Famous Professors: From Celebs to Diplomats
Learn about some of the most famous teachers on college campuses.
Taking college classes can allow students the opportunity to learn from the top professionals in the field.
Some students may also have the benefit of being taught by famous people.
How about taking a class from Oprah? Or Alec Baldwin? Madeline Albright? Al Gore? They’ve all been in a college classroom teaching students.
Read more about how these celebs and notable personalities brought their talents to college campuses.
You don’t always need a PhD to teach on the college level. Some celebrities have what it takes to teach.
Take, for example, Oprah Winfrey, who in 1999 taught a class at Northwestern’s Kellogg Graduate School of Management with her longtime beau and marketing consultant, Stedman Graham. The class? A second-year Master’s of Business Administration (MBA) course on the Dynamics of Leadership.
Then there’s John Cleese, founding member of Monty Python, who found his way into teaching at Cornell for more than 10 years. He was a professor-at-large starting in 1998, teaching lessons in comedy. Then in 2006, he was brought on as the Provost’s Visiting Professor, and enjoyed the gig so much that he was known to deliver a Sunday morning sermon to students eating in the dining halls.
Spike Lee, the director of Do the Right Thing and Malcolm X taught the history of black cinema at Harvard in 1992.
Actor Alec Baldwin taught a theater class at Southampton University in 2002.
Allen Ginsburg, renowned beat poet and author of “Howl,” taught poetry in the Master’s of Fine Arts (MFA) program at Brooklyn College of the City University of New York in 1986.
Salman Rushdie, who survived a fatwa after penning the novel The Satanic Verses, started a term as the Distinguished Writer in Residence at Emory University in 2007. The stint lasts for five years and means that some students get to be in the classroom with the Booker Prize winner.
John Nash, the protagonist of the film A Beautiful Mind, was a math professor at Princeton. He won a Nobel Prize in economic sciences in 1994 and is widely known for his battle with schizophrenia because of that film.
Well-known philosophy professor Cornel West is known for his work with the civil-rights movement, but also had roles in The Matrix Reloaded and The Matrix Revolutions.

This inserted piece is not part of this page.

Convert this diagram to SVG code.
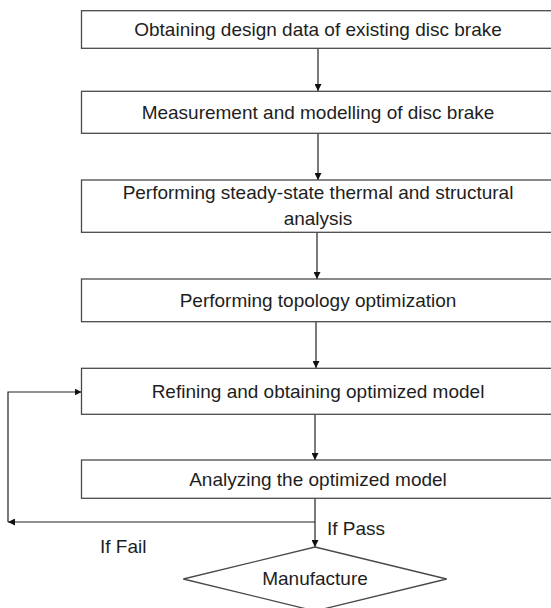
<svg xmlns="http://www.w3.org/2000/svg" width="551" height="608" viewBox="0 0 551 608">
<defs>
<style>
.box{fill:#fff;stroke:#4a4a4a;stroke-width:1.3}
.t{font-family:"Liberation Sans",Arial,sans-serif;font-size:19px;fill:#1e1e1e;text-anchor:middle}
.l{font-family:"Liberation Sans",Arial,sans-serif;font-size:19px;fill:#1e1e1e}
.c{fill:none;stroke:#222;stroke-width:1.2}
</style>
<marker id="ah" viewBox="0 0 10 10" refX="10" refY="5" markerWidth="7" markerHeight="7" markerUnits="userSpaceOnUse" orient="auto">
<path d="M0,0 L10,5 L0,10 z" fill="#111"/>
</marker>
</defs>
<rect width="551" height="608" fill="#fff"/>
<g id="connectors">
<path class="c" d="M318,48.5 V91" marker-end="url(#ah)"/>
<path class="c" d="M318,133.5 V180" marker-end="url(#ah)"/>
<path class="c" d="M317,232.5 V279" marker-end="url(#ah)"/>
<path class="c" d="M316,322 V368" marker-end="url(#ah)"/>
<path class="c" d="M315,414.5 V460" marker-end="url(#ah)"/>
<path class="c" d="M315,498.5 V547" marker-end="url(#ah)"/>
<path class="c" d="M315,522 H8" marker-end="url(#ah)"/>
<path class="c" d="M8,522 V392 H81.5" marker-end="url(#ah)"/>
</g>
<g id="n1"><rect class="box" x="81.5" y="10.7" width="476" height="37.6"/><text class="t" x="318" y="36">Obtaining design data of existing disc brake</text></g>
<g id="n2"><rect class="box" x="81.5" y="91.3" width="476" height="42"/><text class="t" x="318" y="119">Measurement and modelling of disc brake</text></g>
<g id="n3"><rect class="box" x="81.5" y="180" width="476" height="52.3"/><text class="t" x="318" y="199">Performing steady-state thermal and structural</text><text class="t" x="318" y="225">analysis</text></g>
<g id="n4"><rect class="box" x="81.5" y="279" width="476" height="42.7"/><text class="t" x="318" y="307">Performing topology optimization</text></g>
<g id="n5"><rect class="box" x="81.5" y="368.3" width="476" height="46"/><text class="t" x="318" y="398">Refining and obtaining optimized model</text></g>
<g id="n6"><rect class="box" x="81.5" y="460" width="476" height="38.3"/><text class="t" x="318" y="486">Analyzing the optimized model</text></g>
<g id="n7"><polygon class="box" points="315,547 446.7,579 315,611 183.3,579"/><text class="t" x="315" y="585">Manufacture</text></g>
<text class="l" x="327" y="535">If Pass</text>
<text class="l" x="100" y="553">If Fail</text>
</svg>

He teaches African-American studies and religion at Princeton.
Another pre-eminent authority on African-American studies, Henry Louis Gates Jr., was the first black to be awarded the Andrew W. Mellon Foundation Fellowship, and was invited to the White House by President Obama to have a beer and discuss race relations. He’s a professor at Harvard University, and also is the director of the W. E. B. Du Bois Institute for African and African American Research.
Temple Grandin, best known for her struggle with autism and her work with animal welfare, is a professor of animal science at Colorado State University.
And if you’re a film student at the University of Southern California, you may be lucky enough to take a film symposium class from famous movie critic Leonard Maltin.
Before Madeleine Albright served as the first female Secretary of State, she joined the faculty of Georgetown University in 1982, where she taught courses on international affairs and was the director of the female students enrolled in the Foreign Service program.
Another political figure, former vice president-turned-environmentalist Al Gore, taught a course on First Amendment studies at Middle Tennessee State University in 2001.
Since 1991 Maya Angelou, author of I Know Why the Caged Bird Sings, has taught American studies at Wake Forest University.